§ **Task objective**
Take every line from the first down to the line with "Chart.register(...registerables);" and set it down exactly, without the pictures.

** BEGIN **

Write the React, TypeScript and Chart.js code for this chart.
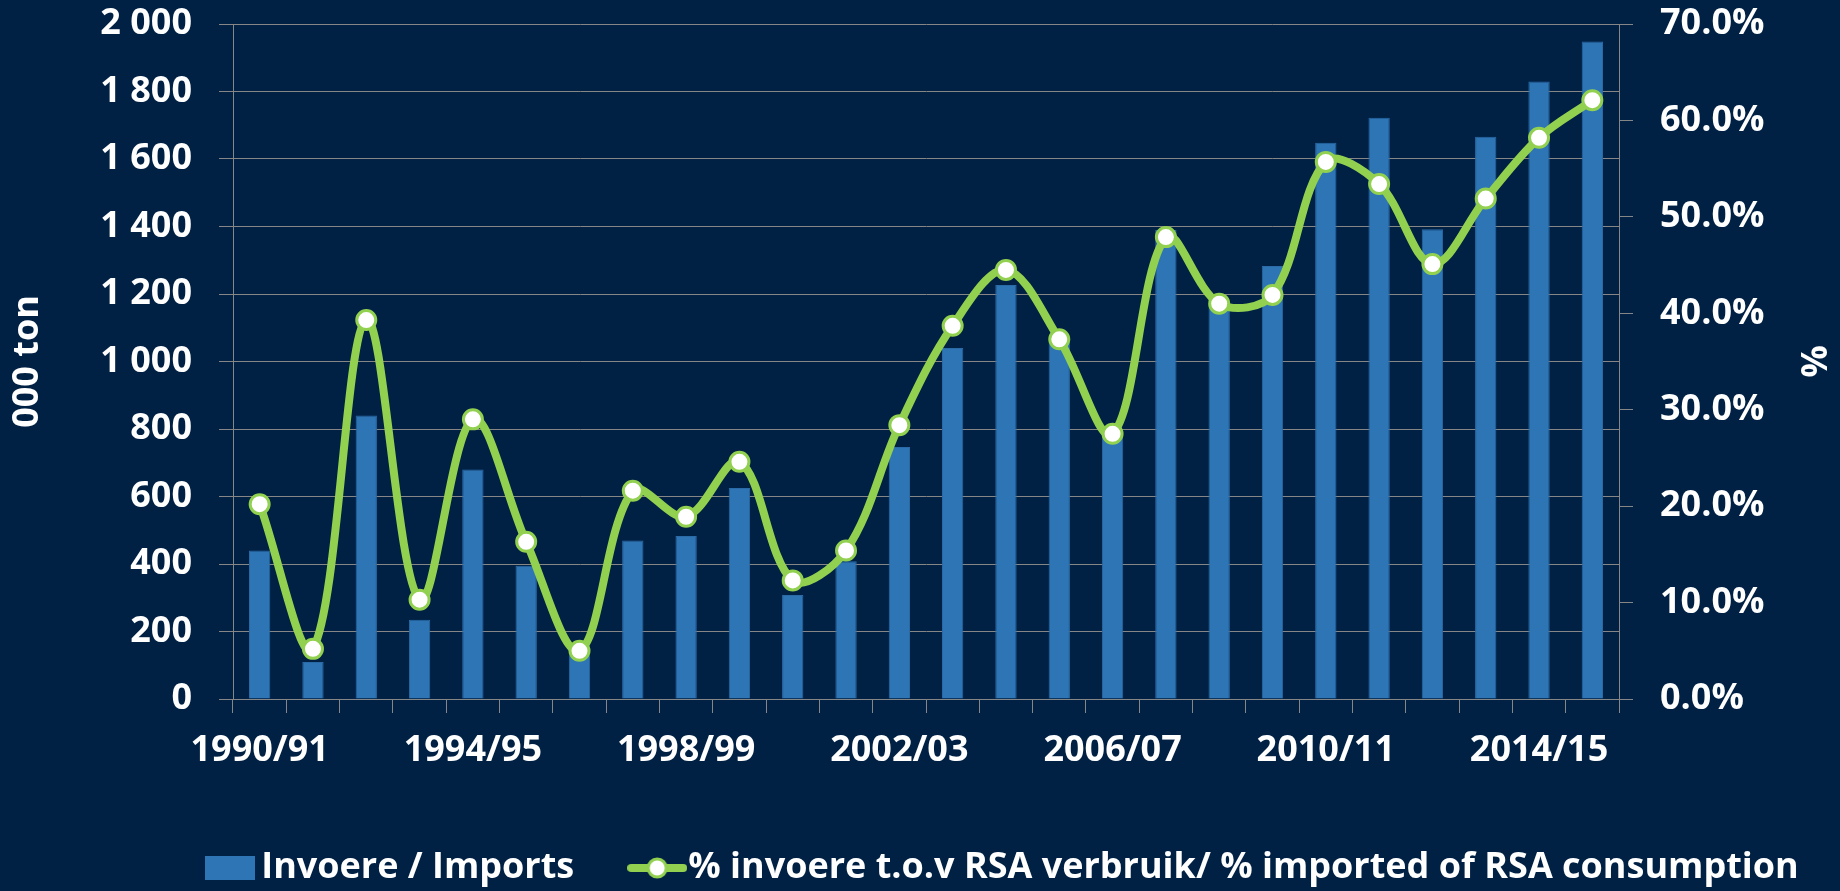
import React, { useEffect, useRef } from "react";
import { Chart, registerables } from "chart.js";

Chart.register(...registerables);

// ---------- data ----------
const seasons = [
  "1990/91", "1991/92", "1992/93", "1993/94", "1994/95", "1995/96", "1996/97",
  "1997/98", "1998/99", "1999/00", "2000/01", "2001/02", "2002/03", "2003/04",
  "2004/05", "2005/06", "2006/07", "2007/08", "2008/09", "2009/10", "2010/11",
  "2011/12", "2012/13", "2013/14", "2014/15", "2015/16",
];
const importsKt = [
  440, 110, 840, 235, 680, 395, 130, 470, 483, 625, 308, 408, 747, 1040, 1227,
  1060, 785, 1390, 1170, 1283, 1648, 1722, 1392, 1666, 1830, 1948,
];
const importSharePct = [
  20.2, 5.2, 39.3, 10.3, 29.0, 16.3, 5.0, 21.6, 18.9, 24.6, 12.3, 15.4, 28.4,
  38.7, 44.5, 37.3, 27.5, 47.9, 41.0, 41.9, 55.7, 53.4, 45.1, 51.9, 58.2, 62.1,
];
const shownSeasonLabels = ["1990/91", "1994/95", "1998/99", "2002/03", "2006/07", "2010/11", "2014/15"];
const barLabel = "Invoere / Imports";
const lineLabel = "% invoere t.o.v RSA verbruik/ % imported of RSA consumption";
const leftTitle = "000 ton";
const rightTitle = "%";

// ---------- style ----------
const W = 1840;
const H = 891;
const BG = "#002144";
const BAR = "#2E75B6";
const LINE = "#92D050";
const GRID = "#868686";
const FONT = "'Open Sans', 'DejaVu Sans', sans-serif";
const LEGEND_DX = 88;
const LEGEND_DY = 5;

function fmtThousands(v: number): string {
  return String(Math.round(v)).replace(/\B(?=(\d{3})+(?!\d))/g, " ");
}

function makeBoxImg(): HTMLCanvasElement {
  const c = document.createElement("canvas");
  c.width = 50;
  c.height = 24;
  const g = c.getContext("2d")!;
  g.fillStyle = BAR;
  g.fillRect(0, 0, 50, 24);
  return c;
}

function makeLineImg(): HTMLCanvasElement {
  const c = document.createElement("canvas");
  c.width = 60;
  c.height = 26;
  const g = c.getContext("2d")!;
  g.strokeStyle = LINE;
  g.lineWidth = 8;
  g.lineCap = "round";
  g.beginPath();
  g.moveTo(4, 13);
  g.lineTo(56, 13);
  g.stroke();
  g.beginPath();
  g.arc(30, 13, 9, 0, Math.PI * 2);
  g.fillStyle = "#FFFFFF";
  g.fill();
  g.lineWidth = 3;
  g.stroke();
  return c;
}

const legendShift = {
  id: "legendShift",
  afterLayout(chart: any) {
    const l = chart.legend;
    if (!l) return;
    l.left += LEGEND_DX;
    l.right += LEGEND_DX;
    l.top += LEGEND_DY;
    l.bottom += LEGEND_DY;
  },
};

export default function App() {
  const ref = useRef<HTMLCanvasElement | null>(null);

  useEffect(() => {
    if (!ref.current) return;
    const boxImg = makeBoxImg();
    const lineImg = makeLineImg();
    const tickFont = { family: FONT, size: 36, weight: "bold" as const };
    const titleFont = { family: FONT, size: 36, weight: "bold" as const };

    const chart = new Chart(ref.current, {
      type: "bar",
      data: {
        labels: seasons,
        datasets: [
          {
            type: "bar",
            label: barLabel,
            data: importsKt,
            backgroundColor: BAR,
            borderColor: "#2A6AA6",
            borderWidth: 1,
            yAxisID: "y",
            barPercentage: 0.4,
            categoryPercentage: 1,
            order: 2,
          } as any,
          {
            type: "line",
            label: lineLabel,
            data: importSharePct,
            borderColor: LINE,
            borderWidth: 8,
            tension: 0.35,
            pointRadius: 9.5,
            pointBorderWidth: 3,
            pointBackgroundColor: "#FFFFFF",
            pointBorderColor: LINE,
            yAxisID: "y1",
            order: 1,
          } as any,
        ],
      },
      options: {
        responsive: false,
        animation: false,
        layout: { padding: 0 },
        plugins: {
          tooltip: { enabled: false },
          legend: {
            position: "bottom",
            align: "center",
            labels: {
              color: "#FFFFFF",
              font: { family: FONT, size: 36, weight: "bold" },
              usePointStyle: true,
              pointStyleWidth: 26,
              padding: 70,
              generateLabels: (ch: any) => {
                const items = Chart.defaults.plugins.legend.labels.generateLabels(ch);
                items.sort((a: any, b: any) => a.datasetIndex - b.datasetIndex);
                return items.map((it: any) => ({
                  ...it,
                  pointStyle: it.datasetIndex === 0 ? boxImg : lineImg,
                }));
              },
            },
          },
        },
        scales: {
          x: {
            offset: true,
            grid: {
              offset: true,
              drawOnChartArea: false,
              drawTicks: true,
              tickLength: 14,
              color: GRID,
            },
            border: { display: true, color: GRID },
            ticks: {
              color: "#FFFFFF",
              font: tickFont,
              autoSkip: false,
              maxRotation: 0,
              minRotation: 0,
              padding: 16,
              callback: (_v: any, i: number) =>
                shownSeasonLabels.includes(seasons[i]) ? seasons[i] : "",
            },
            afterFit: (s: any) => {
              s.height = 76;
            },
          },
          y: {
            position: "left",
            min: 0,
            max: 2000,
            grid: { color: GRID, tickLength: 14, lineWidth: 1 },
            border: { display: true, color: GRID },
            ticks: {
              stepSize: 200,
              color: "#FFFFFF",
              font: tickFont,
              padding: 27,
              callback: (v: any) => fmtThousands(Number(v)),
            },
            title: {
              display: true,
              text: leftTitle,
              color: "#FFFFFF",
              font: titleFont,
              padding: { top: 6, bottom: 0 },
            },
            afterFit: (s: any) => {
              s.width = 233;
              s.paddingTop = 24;
            },
          },
          y1: {
            position: "right",
            min: 0,
            max: 70,
            grid: { drawOnChartArea: false, color: GRID, tickLength: 14 },
            border: { display: true, color: GRID },
            ticks: {
              stepSize: 10,
              color: "#FFFFFF",
              font: tickFont,
              padding: 27,
              callback: (v: any) => Number(v).toFixed(1) + "%",
            },
            title: {
              display: true,
              text: rightTitle,
              color: "#FFFFFF",
              font: titleFont,
              padding: { top: 7, bottom: 0 },
            },
            afterFit: (s: any) => {
              s.width = W - 1619;
              s.paddingTop = 24;
            },
          },
        },
      },
      plugins: [legendShift],
    });
    return () => chart.destroy();
  }, []);

  return (
    <div style={{ position: "fixed", left: 0, top: 0, width: W, height: H, background: BG }}>
      <canvas ref={ref} width={W} height={H} style={{ display: "block" }} />
    </div>
  );
}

** END **

§ **Response to this exercise**
Write the React, TypeScript and Chart.js code for this chart.
import React, { useEffect, useRef } from "react";
import { Chart, registerables } from "chart.js";

Chart.register(...registerables);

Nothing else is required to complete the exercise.